Avantgarde Gallery is dedicated to showcasing the rich and varied legacy of the historical Avant-garde movement. While it maintains strong connections with post-war art from Central and Eastern Europe, its scope is global, incorporating a diverse roster of artists who have been active from the 1950s to today.
For viennacontemporary 2024, we are presenting Giovanni Pizzo (1934, Veroli—2022, Rome) and Radomir Damjanović Damnjan (born 1935, lived in Belgrade and, since 1974, in Milan).
Giovanni Pizzo was one of the active participants in the Italian Arte programmata movement, which is set as the origin of algorithmic and generative art and the forerunner of today’s digital art.
In 1962, Italian art historian Umberto Eco coined the term “programmed art” (arte programmata), emphasizing the synergy of art, science, and technology in post-war Italy. This movement spurred the formation of art groups that promoted collective creativity and art more accessible to a broader audience.
It is an art created by systematically elaborating strictly defined numerical/mathematical laws. Paintings ceased to be individual works of art; they became units in series due to the analytical process. As such, Pizzo created within a mathematically placed grid of lines, planned and documented in his numerous writings and sketches, using almost exclusively black and white. Giovanni Pizzo’s art is grounded in logical and mathematical foundations. His creations reflected a disciplined approach shaped by rigorous adherence to theoretical and scientific underpinnings. As Pizzo argues, these works are “channelling perception into aesthetic visual facts guided by the methodology of logical-mathematical type; i.e. logical syntax of symbolic characters.”
His wife, Lucia di Luciano (1933, Syracuse), is an artist with a similar conceptual framework. Di Luciano’s and Pizzo’s artistic practice also took place within two art groups: Gruppo 63 (1963) and Operativo R (1963 – 1968).
Today’s investigation of algorithmic processes, data visualisation and technology integration into immersive installations can be seen as extensions of the principles established by arte programmata. Therefore, it is also essential for today’s creators of the art that stands as a legacy of this movement to be aware of these roots and act within comparable aspirations of using technology in a new way.
Radomir Damnjanović Damnjan is an artist who has explored diverse artistic forms throughout his career (since the 1950s), radically and purposefully changing his cycles every decade. What has remained constant is his exploration of the concepts of appropriation and misinformation. Central to his artistic practice is a sustained inquiry into the fundamental aspects that challenge conventional boundaries within the domain of art and its various facets.

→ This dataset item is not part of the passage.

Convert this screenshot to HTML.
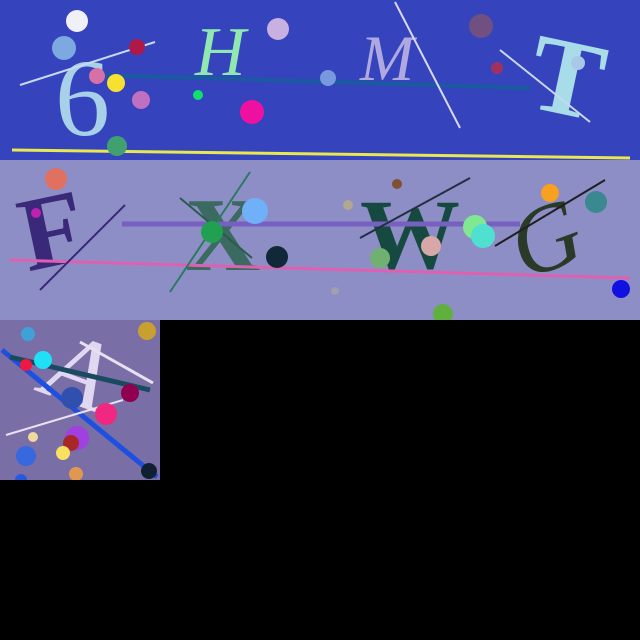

Damnjan’s canvas presented on this occasion comes from the artist’s long-standing exploration of painting as a medium. “Painting without painting”, as the Italian art historian Tomasso Trini defined it, strongly seeks to reaffirm art as such, from tradition leaving only the physical element of the painting. There is nothing pictorial, only traces, dots, and spots. The paintings are monotone, despite their chromatic variety and the lack of any matrices or order in the addition of brush strokes. The purpose is to execute an artwork without exploring other elements such as composition, light, and complementarity.
In his most recent Painting cycle (2020), Damnjan undertakes the conceptual procedure of appropriating the entire medium of sculpture, employing it to create paintings within its domain, offering a form characterised not by its physical existence but by the concept that underscores it. While observers might classify Damnjan’s creations as “sculptures”, his work is rigorously defined by a title that unequivocally marks it as a “painting” executed in the medium of sculpture. This proclamation is not a mere linguistic distinction but rather a conceptual reconfiguration that effectively transforms the medium into a strategic channel of artistic expression.
In the cycle, Damnjan’s work transcends through the act of dematerialisation, simultaneously existing in different modalities – physical, digital, sculptural, painterly and unique. The artwork’s physical form is defined by the hard, industrial metal as the base, with the subsequent application of high-shine, long-lasting synthetic pigments and fluorinated paint technology, impervious to UV rays, which ensures the preservation of his artworks over time. Every physical piece in this cycle is paired with an NFT (Non-Fungible Token) on the blockchain. Each artwork in the opus possesses a unique combination of form, colour and size. The artist intentionally strays from common colour palettes, opting for unconventional pastel hues (yellow, blue, green, and pink) and vibrant shades of blue, yellow, red and green.
Damnjan’s cycle does not simultaneously represent sculptural and painterly works; instead, it creates a new form of artistic expression that transcends conventional categorisations. This subtle but decisive difference reflects Damnjan’s unique perspective and methodology in artistic expression.